Slung low over the water a huge pipe-line spanned the Wandle near a foot-bridge and it was this that had flung Napoleon to the deck.

"You at the stern, row hard," he cried. "This pipe's so low over the water that we'll have to force the boat under it. Don't fall in any of yer, there's eels in here will have yer leg off."

Those at the rear of the boat leaned on the oars while those at the front got down on their backs and tugged and shoved The Silver Belle Flower under the pipe-line. When they emerged on the far side it was easy enough for them to push the boat through, while those behind ducked under in their turn.

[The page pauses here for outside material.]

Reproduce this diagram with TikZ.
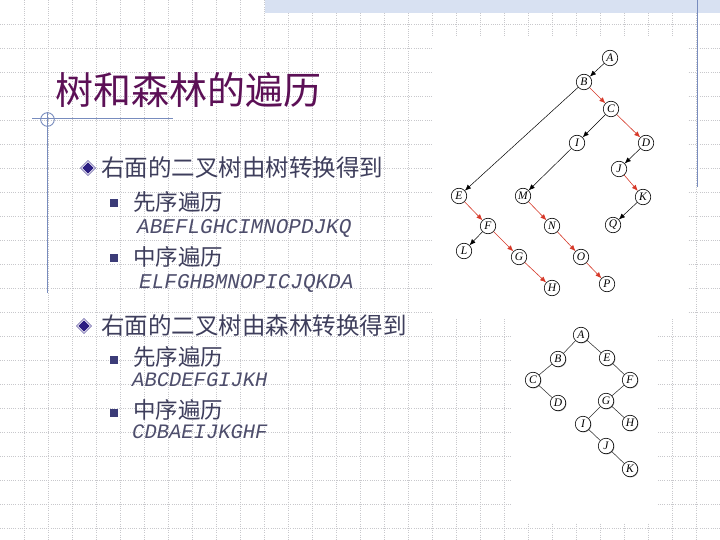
\documentclass[tikz,border=0pt]{standalone}
\usepackage{fontspec}
\setmainfont{Liberation Serif}
\newfontfamily\cjk{Noto Sans CJK SC}
\newfontfamily\lmono{Liberation Mono}
\usetikzlibrary{arrows.meta,shadows,calc}
\definecolor{gridc}{RGB}{200,200,204}
\definecolor{linec}{RGB}{120,140,190}
\definecolor{bandc}{RGB}{216,225,242}
\definecolor{titlec}{RGB}{92,16,86}
\definecolor{textc}{RGB}{62,62,92}
\definecolor{seqc}{RGB}{78,78,108}
\definecolor{bulc}{RGB}{44,30,130}
\definecolor{sqc}{RGB}{60,60,120}
\definecolor{redc}{RGB}{214,56,40}
\begin{document}
\begin{tikzpicture}[x=1pt,y=-1pt,
  gridline/.style={gridc,line width=0.6pt,dash pattern=on 1pt off 1.2pt},
  tn/.style={circle,draw,fill=white,line width=0.6pt,minimum size=15.5pt,inner sep=0pt,font=\fontsize{11.5}{11.5}\selectfont\itshape},
  tnb/.style={tn,drop shadow={shadow xshift=0.7pt,shadow yshift=-0.7pt,fill=gray!70,opacity=1}},
  bk/.style={-{Latex[length=6pt,width=5pt]},line width=0.5pt,black},
  rd/.style={-{Latex[length=6pt,width=5pt]},line width=0.6pt,redc},
  pl/.style={line width=0.55pt,black!80},
  hd/.style={anchor=west,inner sep=0pt,text=textc,font=\cjk\fontsize{23.5}{24}\selectfont},
  sub/.style={anchor=west,inner sep=0pt,text=textc,font=\cjk\fontsize{22.5}{23}\selectfont},
  seq/.style={anchor=west,inner sep=0pt,text=seqc,font=\lmono\itshape\fontsize{21}{22}\selectfont},
  seqb/.style={anchor=west,inner sep=0pt,text=seqc,font=\lmono\itshape\fontsize{20.5}{22}\selectfont},
  sqbul/.style={fill=sqc,minimum size=8pt,inner sep=0pt}
]
\useasboundingbox (0,0) rectangle (720,540);
\fill[white] (0,0) rectangle (720,540);
% grid
\foreach \x in {24,48,...,696} \draw[gridline] (\x,0) -- (\x,540);
\foreach \y in {24,48,...,528} \draw[gridline] (0,\y) -- (720,\y);
% top band and right line
\fill[bandc] (265,0) rectangle (720,13);
\draw[linec,line width=1pt] (697,0) -- (697,187);
% white picture areas
\fill[white] (432,36) rectangle (688,318);
\fill[white] (512,318) rectangle (658,522);
% title decoration
\draw[linec,line width=1pt] (32,119) -- (173,119);
\draw[linec,line width=0.9pt] (47.5,119.5) circle (6.8);
\draw[linec,line width=1pt] (47.5,112) -- (47.5,293);
% title
\node[anchor=west,inner sep=0pt,text=titlec,font=\cjk\fontsize{38}{38}\selectfont] (title) at (55,90) {树和森林的遍历};
% bullets
\foreach \p/\n in {{(88,168)}/d1,{(84,326)}/d2}{
  \path \p coordinate (\n);
  \fill[white,draw=bulc!80,line width=0.7pt] ($(\n)+(-7.5,0)$) -- ($(\n)+(0,-7.5)$) -- ($(\n)+(7.5,0)$) -- ($(\n)+(0,7.5)$) -- cycle;
  \fill[bulc] ($(\n)+(-5.6,0)$) -- ($(\n)+(0,-5.6)$) -- ($(\n)+(5.6,0)$) -- ($(\n)+(0,5.6)$) -- cycle;
}
\node[sqbul] (b1) at (114,203) {};
\node[sqbul] (b2) at (114,258) {};
\node[sqbul] (b3) at (114,360) {};
\node[sqbul] (b4) at (114,413) {};
% texts
\node[hd] (h1) at (101,168) {右面的二叉树由树转换得到};
\node[sub] (s1) at (133,202) {先序遍历};
\node[seq] (q1) at (137,228) {ABEFLGHCIMNOPDJKQ};
\node[sub] (s2) at (133,257) {中序遍历};
\node[seq] (q2) at (139,283) {ELFGHBMNOPICJQKDA};
\node[hd] (h2) at (101,326) {右面的二叉树由森林转换得到};
\node[sub] (s3) at (133,357) {先序遍历};
\node[seqb] (q3) at (132,380) {ABCDEFGIJKH};
\node[sub] (s4) at (133,410) {中序遍历};
\node[seqb] (q4) at (132,432) {CDBAEIJKGHF};
% tree 1
\node[tn] (A) at (610,58) {A};
\node[tn] (B) at (584,82) {B};
\node[tn] (C) at (611,109) {C};
\node[tn] (I) at (577,143) {I};
\node[tn] (D) at (646,143) {D};
\node[tn] (J) at (619,169) {J};
\node[tn] (K) at (643,197) {K};
\node[tn] (Q) at (613,225) {Q};
\node[tn] (E) at (459,196) {E};
\node[tn] (M) at (523,196) {M};
\node[tn] (F) at (488,226) {F};
\node[tn] (N) at (552,226) {N};
\node[tn] (L) at (464,251) {L};
\node[tn] (G) at (519,257) {G};
\node[tn] (O) at (581,257) {O};
\node[tn] (H) at (552,288) {H};
\node[tn] (P) at (607,284) {P};
\draw[bk] (A) -- (B);
\draw[rd] (B) -- (C);
\draw[bk] (B) -- (E);
\draw[bk] (C) -- (I);
\draw[rd] (C) -- (D);
\draw[bk] (I) -- (M);
\draw[bk] (D) -- (J);
\draw[rd] (J) -- (K);
\draw[bk] (K) -- (Q);
\draw[rd] (E) -- (F);
\draw[bk] (F) -- (L);
\draw[rd] (F) -- (G);
\draw[rd] (G) -- (H);
\draw[rd] (M) -- (N);
\draw[rd] (N) -- (O);
\draw[rd] (O) -- (P);
% tree 2
\node[tnb] (a2) at (581,335) {A};
\node[tnb] (b2n) at (558,359) {B};
\node[tnb] (e2) at (607,358) {E};
\node[tnb] (c2) at (533,380) {C};
\node[tnb] (f2) at (630,380) {F};
\node[tnb] (d2n) at (558,403) {D};
\node[tnb] (g2) at (606,401) {G};
\node[tnb] (i2) at (583,424) {I};
\node[tnb] (h2n) at (630,423) {H};
\node[tnb] (j2) at (606,446) {J};
\node[tnb] (k2) at (630,469) {K};
\draw[pl] (a2) -- (b2n);
\draw[pl] (a2) -- (e2);
\draw[pl] (b2n) -- (c2);
\draw[pl] (c2) -- (d2n);
\draw[pl] (e2) -- (f2);
\draw[pl] (f2) -- (g2);
\draw[pl] (g2) -- (i2);
\draw[pl] (g2) -- (h2n);
\draw[pl] (i2) -- (j2);
\draw[pl] (j2) -- (k2);
\end{tikzpicture}
\end{document}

"It's not over yet," said Napoleon, "there's a real waterfall here, ten foot high, right under The Causeway. To get round it we've got to pull this boat up and out and over this bridge."

Above their heads was a high fence that had been made by the rubbish-men, using old bed frames, bedsteads and strips of metal. Napoleon took a pair of wire-cutters from his pocket and got Bingo to give him a leg-up. He clung to the bankside and cut all the springs out of one of the bed frames, making a gap large enough to get the boat through.

"Throw up the painter," he ordered next and when he had the rope in his hands he told the crew to jam their belongings firmly under the seats and then to climb up the bank to join him.

"We've got to get this bleeder up here," explained Napoleon, whose weariness had dropped from him under the excitement of leadership, "and drag it across this island we're on, then we'll be above both weirs, but we've got to hurry."

The Adventurers gathered around the painter and hauled and hauled and slowly The Silver Belle Flower came up from the water to hang vertically above the Wendle. Napoleon looped a couple of turns of the rope around a notice board which said, "Wandsworth Borough Council. Danger Keep Out." The others seized the bows of the boat and manhandled her to The Causeway. They puffed and they panted and waited a while to regain their breath.

"Right, four each side," said Napoleon. "I'll pull, the Jerry can push." "Not half," said Adolf.

They dragged and pushed the boat across a littered roadway where splintered glass and the debris from long abandoned houses made a crunching sound under the keel. Fifty yards they had to go; it was hard work and they slipped and stumbled and cursed, but at last they came to the main branch of the Wandle, well beyond the two dangerous weirs.

It was pale daylight now and the danger of being spotted in this open and desolate country was increasing every minute. Hurriedly they balanced their boat on the river bank and Napoleon grouped them together.

"When I give the word, we've got to push like hell. She should land flat on the water. If she don't, she'll sink."

Oh his command they all heaved together, and The Silver Belle Flower flew out into the air and belly-flopped onto the water, with a sound that reverberated like a gunshot across the no-man's land of the empty estuary. Before she could float away Napoleon dived down after the boat, sprawled between the benches, scrambled to his feet and threw the painter upwards into the hands of Torreycanyon.

"All back in," yelled the Wendle, "quick as yer like."

As the others embarked Knocker looked back the way they had come, and now in the weak light he could see.

Two black steam cranes guarded the mouth of the Wandle, square and ugly, covered in sheets of flimsy metal, and they had iron wheels which ran on iron rails. These machines it was that loaded the barges with rubbish, scratching patiently every day into mountains of garbage that were always replenished, never diminishing. Scattered lorries waited to go scouring across Wandsworth in search of more waste; huge tipper trucks and skip-carriers stood idle between piles of discarded stoves and gutted refrigerators. Far off, between the Wandle and Wandsworth Bridge, was a mile of undulating mud-coloured barrenness, relieved only by the blobs of white that were seagulls, big as swans, tearing at offal with beaks like baling-hooks.